◆ Material:
○ ○ ○ ○ ○ ○ ○
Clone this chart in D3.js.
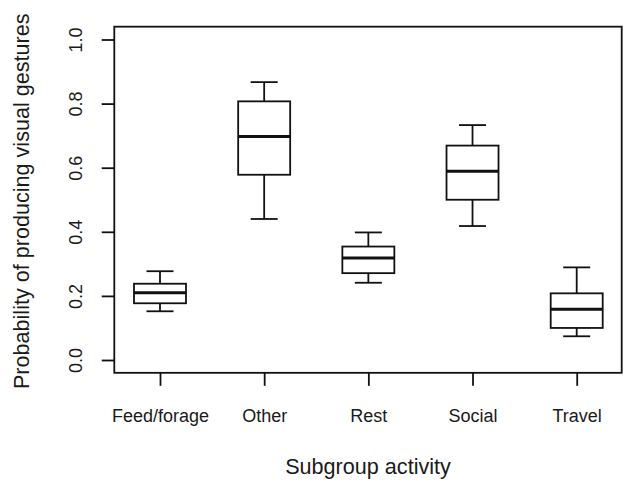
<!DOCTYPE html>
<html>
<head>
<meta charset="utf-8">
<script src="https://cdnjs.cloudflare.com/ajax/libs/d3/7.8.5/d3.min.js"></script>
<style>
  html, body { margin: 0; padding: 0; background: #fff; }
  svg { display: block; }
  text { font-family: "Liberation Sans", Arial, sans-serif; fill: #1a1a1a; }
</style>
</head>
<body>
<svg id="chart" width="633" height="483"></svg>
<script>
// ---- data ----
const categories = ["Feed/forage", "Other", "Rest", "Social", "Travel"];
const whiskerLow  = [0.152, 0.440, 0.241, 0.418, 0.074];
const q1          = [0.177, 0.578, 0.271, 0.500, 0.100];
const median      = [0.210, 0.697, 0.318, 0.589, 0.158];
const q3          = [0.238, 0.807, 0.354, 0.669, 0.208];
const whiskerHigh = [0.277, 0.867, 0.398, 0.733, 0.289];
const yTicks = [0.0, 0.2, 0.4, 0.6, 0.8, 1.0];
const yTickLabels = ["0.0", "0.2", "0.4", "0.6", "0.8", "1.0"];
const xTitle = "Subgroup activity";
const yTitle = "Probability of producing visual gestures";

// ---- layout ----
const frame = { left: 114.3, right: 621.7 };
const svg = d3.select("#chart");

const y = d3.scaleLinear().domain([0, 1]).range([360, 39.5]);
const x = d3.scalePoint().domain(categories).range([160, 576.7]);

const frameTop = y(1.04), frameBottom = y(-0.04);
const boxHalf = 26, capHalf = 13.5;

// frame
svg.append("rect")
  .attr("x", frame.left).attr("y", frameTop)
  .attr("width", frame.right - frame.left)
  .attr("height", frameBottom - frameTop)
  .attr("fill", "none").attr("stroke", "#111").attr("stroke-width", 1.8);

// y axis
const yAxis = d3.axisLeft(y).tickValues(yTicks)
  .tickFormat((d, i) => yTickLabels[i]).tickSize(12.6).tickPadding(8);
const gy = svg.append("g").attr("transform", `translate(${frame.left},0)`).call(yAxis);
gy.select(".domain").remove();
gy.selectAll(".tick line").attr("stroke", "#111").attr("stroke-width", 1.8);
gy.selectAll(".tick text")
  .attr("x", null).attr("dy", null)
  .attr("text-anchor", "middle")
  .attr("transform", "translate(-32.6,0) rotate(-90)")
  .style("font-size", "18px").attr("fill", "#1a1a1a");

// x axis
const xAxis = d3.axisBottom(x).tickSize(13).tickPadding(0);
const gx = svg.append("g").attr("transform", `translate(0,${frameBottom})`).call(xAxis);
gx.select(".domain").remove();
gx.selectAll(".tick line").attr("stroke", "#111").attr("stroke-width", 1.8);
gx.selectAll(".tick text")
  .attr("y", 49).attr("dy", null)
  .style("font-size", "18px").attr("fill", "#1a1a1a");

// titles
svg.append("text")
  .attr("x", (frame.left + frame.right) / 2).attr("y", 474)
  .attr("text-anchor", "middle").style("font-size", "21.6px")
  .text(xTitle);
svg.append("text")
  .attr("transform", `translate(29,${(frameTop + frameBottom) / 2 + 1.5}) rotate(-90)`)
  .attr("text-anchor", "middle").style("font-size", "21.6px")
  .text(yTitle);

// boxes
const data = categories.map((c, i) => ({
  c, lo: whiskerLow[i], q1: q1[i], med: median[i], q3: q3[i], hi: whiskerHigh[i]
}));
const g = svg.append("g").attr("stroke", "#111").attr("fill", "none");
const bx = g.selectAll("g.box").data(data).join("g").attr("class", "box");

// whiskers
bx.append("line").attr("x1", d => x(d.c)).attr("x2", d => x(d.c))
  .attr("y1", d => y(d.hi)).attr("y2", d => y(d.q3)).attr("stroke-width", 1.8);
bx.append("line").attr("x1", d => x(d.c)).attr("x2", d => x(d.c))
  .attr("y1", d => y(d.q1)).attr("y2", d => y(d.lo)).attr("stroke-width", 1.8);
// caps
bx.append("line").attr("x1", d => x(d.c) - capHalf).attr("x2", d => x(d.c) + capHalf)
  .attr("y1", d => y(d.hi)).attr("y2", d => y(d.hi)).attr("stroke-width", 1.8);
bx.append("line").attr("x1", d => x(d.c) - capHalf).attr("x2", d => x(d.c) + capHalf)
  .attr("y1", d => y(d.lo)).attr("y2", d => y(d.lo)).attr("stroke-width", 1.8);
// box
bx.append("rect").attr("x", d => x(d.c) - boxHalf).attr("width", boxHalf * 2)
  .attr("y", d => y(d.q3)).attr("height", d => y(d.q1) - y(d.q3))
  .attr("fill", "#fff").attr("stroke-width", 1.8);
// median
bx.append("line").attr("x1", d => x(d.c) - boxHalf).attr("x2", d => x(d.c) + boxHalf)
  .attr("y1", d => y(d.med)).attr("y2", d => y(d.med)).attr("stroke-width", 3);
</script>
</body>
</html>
○ ○ ○ ○ ○ ○ ○
◆ Required work: Without the pictures, return the listing above from its first line through the line that has "of producing visual".

◆ Solution to this problem:
Clone this chart in D3.js.
<!DOCTYPE html>
<html>
<head>
<meta charset="utf-8">
<script src="https://cdnjs.cloudflare.com/ajax/libs/d3/7.8.5/d3.min.js"></script>
<style>
  html, body { margin: 0; padding: 0; background: #fff; }
  svg { display: block; }
  text { font-family: "Liberation Sans", Arial, sans-serif; fill: #1a1a1a; }
</style>
</head>
<body>
<svg id="chart" width="633" height="483"></svg>
<script>
// ---- data ----
const categories = ["Feed/forage", "Other", "Rest", "Social", "Travel"];
const whiskerLow  = [0.152, 0.440, 0.241, 0.418, 0.074];
const q1          = [0.177, 0.578, 0.271, 0.500, 0.100];
const median      = [0.210, 0.697, 0.318, 0.589, 0.158];
const q3          = [0.238, 0.807, 0.354, 0.669, 0.208];
const whiskerHigh = [0.277, 0.867, 0.398, 0.733, 0.289];
const yTicks = [0.0, 0.2, 0.4, 0.6, 0.8, 1.0];
const yTickLabels = ["0.0", "0.2", "0.4", "0.6", "0.8", "1.0"];
const xTitle = "Subgroup activity";
const yTitle = "Probability of producing visual gestures";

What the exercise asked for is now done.